2 min read

DeepSeek’s Engram & Baichuan-M3-235B Push LLM Limits as GPT-5.2 Solves Spherical Packing

New AI Models & Research

DeepSeek Introduces Engram: Memory Lookup Module for Next-Gen LLMs
DeepSeek has open-sourced Engram, a memory-augmented module for LLMs that uses hashed N-gram embeddings for deterministic O(1) lookup, improving performance in knowledge, reasoning, code, and math tasks. The module decouples memory and compute as separate scaling axes, offering consistent gains across benchmarks.


Baichuan-M3-235B: Medical LLM Surpassing GPT-5.2 in Benchmarks
Baichuan AI’s Baichuan-M3-235B is a next-gen medical LLM optimized for clinical decision-making, achieving lower hallucination rates and higher efficiency than GPT-5.2 via techniques like Fact-Aware RL and W4 quantization.


GPT-5.2 Pro Agent Breaks Spherical Packing Record
OpenAI’s GPT-5.2 Pro Agent set a new benchmark in experimental mathematics by optimizing a spherical packing configuration, outperforming prior human and computational efforts.


NVIDIA Research: Real-Time Model Weight Updates for Continual Learning
NVIDIA’s new research enables real-time weight updates in AI models, addressing catastrophic forgetting and misalignment but requiring pruning to manage model growth.


AI Products & Services

Claude Cowork: AI-Assisted Task Automation (Research Preview)
Anthropic’s Cowork feature for Claude Max (macOS) allows AI to interact with local files—organizing folders, editing documents, and generating drafts from notes—via a research preview for subscribers.


Shopify CEO Builds MRI Viewer with Claude AI
Shopify’s Tobi Lutke used Claude AI to create a lightweight, HTML-based MRI viewer from raw USB data, demonstrating LLMs’ potential to replace specialized software tools.


SurfSense: Open-Source Alternative to Glean/NotebookLM
SurfSense is an OSS platform connecting LLMs to internal knowledge sources (drives, calendars, etc.) with deep agentic capabilities, role-based access, and support for 100+ models.


4B Text2SQL Model Matches 685B LLM Performance
A 4B-parameter SLM fine-tuned by Distil Labs achieves 685B-LLM-level accuracy in converting English queries to SQL, running locally with high speed.


Headroom: Tool Output Compression for AI Agents (60-90% Token Reduction)
Headroom is an open-source tool that compresses agent tool outputs, reducing token usage by 60-90% by filtering relevant data (errors, outliers, query matches) with minimal latency.


GitNexus: Client-Side Code Intelligence Engine
GitNexus is an open-source, browser-based engine for deep codebase analysis (imports, calls, defines) with graph queries, semantic search, and integration with Claude Code/Cursor.


Major Partnerships & Announcements

Apple’s Siri to Integrate Google Gemini
Apple and Google announced Siri will use Gemini AI starting with iOS 26.4, enabling deeper personal context understanding and app control.
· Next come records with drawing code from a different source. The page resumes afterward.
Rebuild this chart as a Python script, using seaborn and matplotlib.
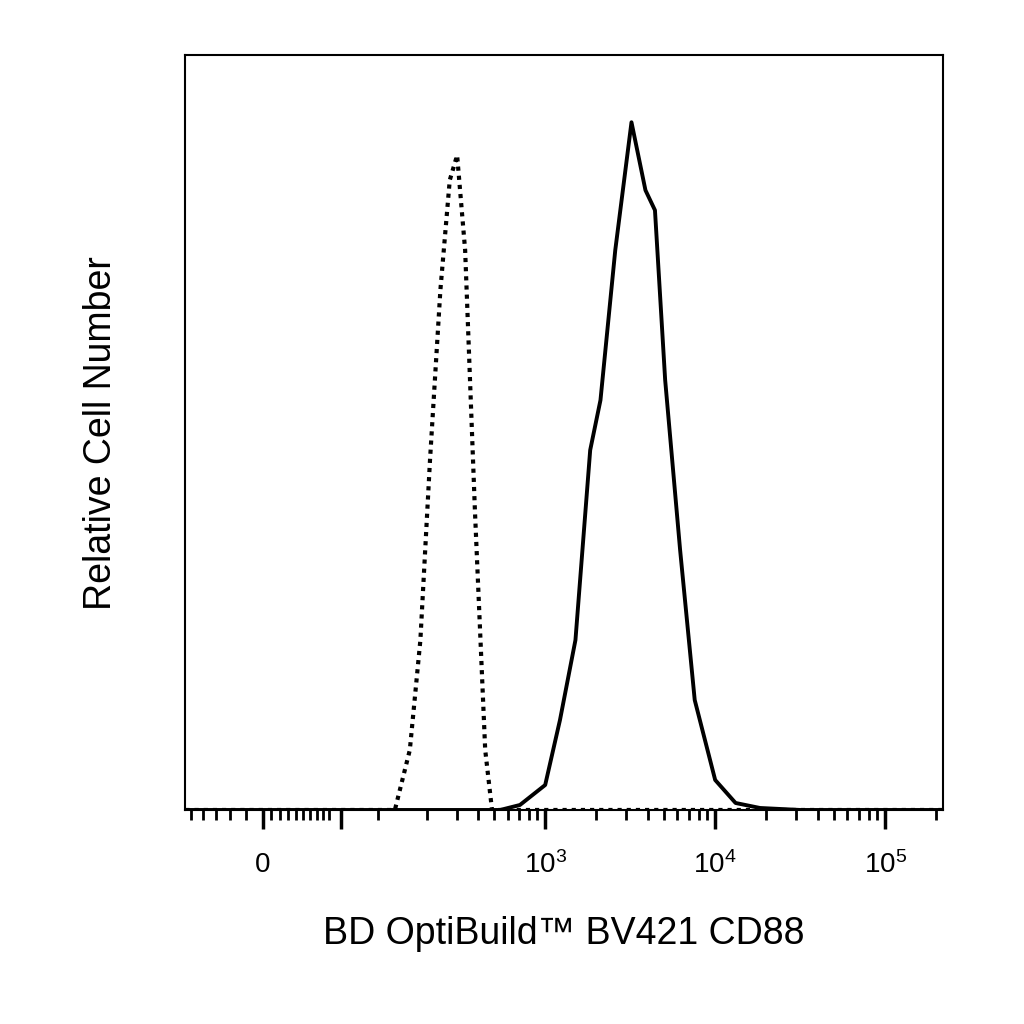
import numpy as np
import pandas as pd
import matplotlib
matplotlib.use("Agg")
import matplotlib.pyplot as plt
import seaborn as sns

# Fluorescence values (BV421) and relative counts
stained_x = [-55, 0, 300, 543, 710, 1000, 1222, 1507, 1840, 2115, 2584, 3219, 3890, 4424, 5080, 6220, 7580, 10000, 13180, 18350, 31750, 219000]
stained_y = [0, 0, 0, 0, 5, 25, 90, 170, 360, 410, 560, 688, 620, 600, 430, 260, 110, 30, 7, 2, 0, 0]
control_x = [-55, 0, 127, 157, 182, 208, 240, 273, 302, 337, 385, 443, 486, 1000, 219000]
control_y = [0, 0, 0, 60, 170, 350, 520, 630, 655, 560, 300, 60, 0, 0, 0]
major_ticks = [0, 1e3, 1e4, 1e5]
major_labels = ["0", "$10^3$", "$10^4$", "$10^5$"]

C = 43.8
fwd = lambda x: np.arcsinh(np.asarray(x) / C)
inv = lambda u: C * np.sinh(np.asarray(u))

sns.set_style("white")
plt.rcParams['font.family'] = ['Liberation Sans', 'DejaVu Sans']
plt.rcParams['mathtext.fontset'] = 'custom'
plt.rcParams['mathtext.rm'] = 'Liberation Sans'
plt.rcParams['mathtext.it'] = 'Liberation Sans'
plt.rcParams['mathtext.default'] = 'regular'

fig = plt.figure(figsize=(10.24, 10.24), dpi=100)
ax = fig.add_axes([0.181, 0.209, 0.740, 0.737])

df_s = pd.DataFrame({"x": stained_x, "y": stained_y})
df_c = pd.DataFrame({"x": control_x, "y": control_y})
sns.lineplot(data=df_c, x="x", y="y", ax=ax, color="black", lw=3, linestyle=(0, (1, 1.2)), sort=False)
sns.lineplot(data=df_s, x="x", y="y", ax=ax, color="black", lw=2.8, sort=False)

ax.set_xscale('function', functions=(fwd, inv))
ax.set_xlim(-55, 219000)
ax.set_ylim(0, 755)

minor = list(range(-50, 0, 10)) + list(range(5, 50, 5)) + list(range(100, 1000, 100)) \
    + list(range(1000, 10000, 1000)) + list(range(10000, 100000, 10000)) + [200000]
ax.set_xticks(major_ticks + [55])
ax.set_xticklabels(major_labels + [""])
ax.set_xticks(minor, minor=True)
ax.tick_params(axis='x', which='major', direction='out', length=14, width=2.5, labelsize=20,
               pad=16, bottom=True, colors='black')
ax.tick_params(axis='x', which='minor', direction='out', length=7, width=2, bottom=True, colors='black')
ax.set_yticks([])

for s in ax.spines.values():
    s.set_linewidth(1.5)
    s.set_color("black")

ax.set_xlabel("BD OptiBuild™ BV421 CD88", fontsize=27, labelpad=26, color='black')
ax.set_ylabel("Relative Cell Number", fontsize=27, labelpad=48, color='black')

fig.savefig("out.png", dpi=100)
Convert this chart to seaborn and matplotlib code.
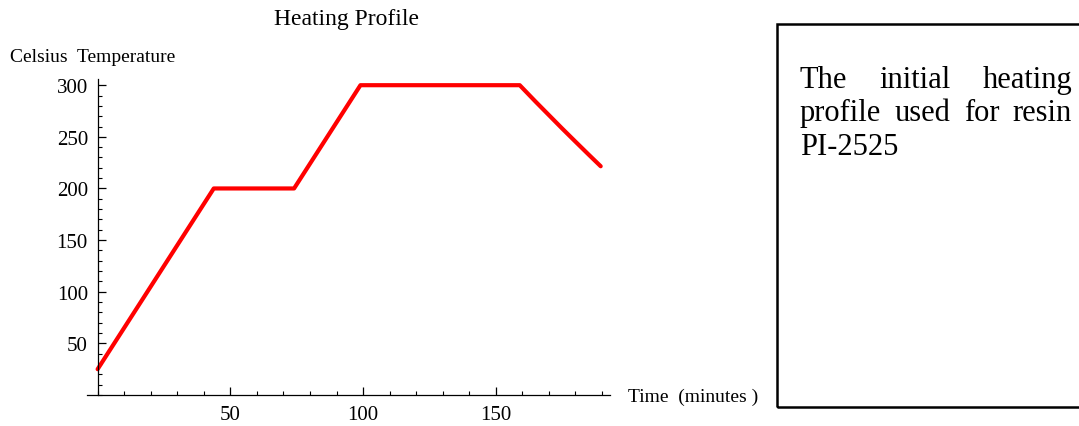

Elon Musk criticized the deal for centralizing power.


AI Research & Insights

The Hidden Memory Problem in Coding Agents
The post explores challenges in memory management for coding agents, advocating for structured techniques like compressed memory, intent-driven retrieval, and strategic forgetting over brute-force context dumping.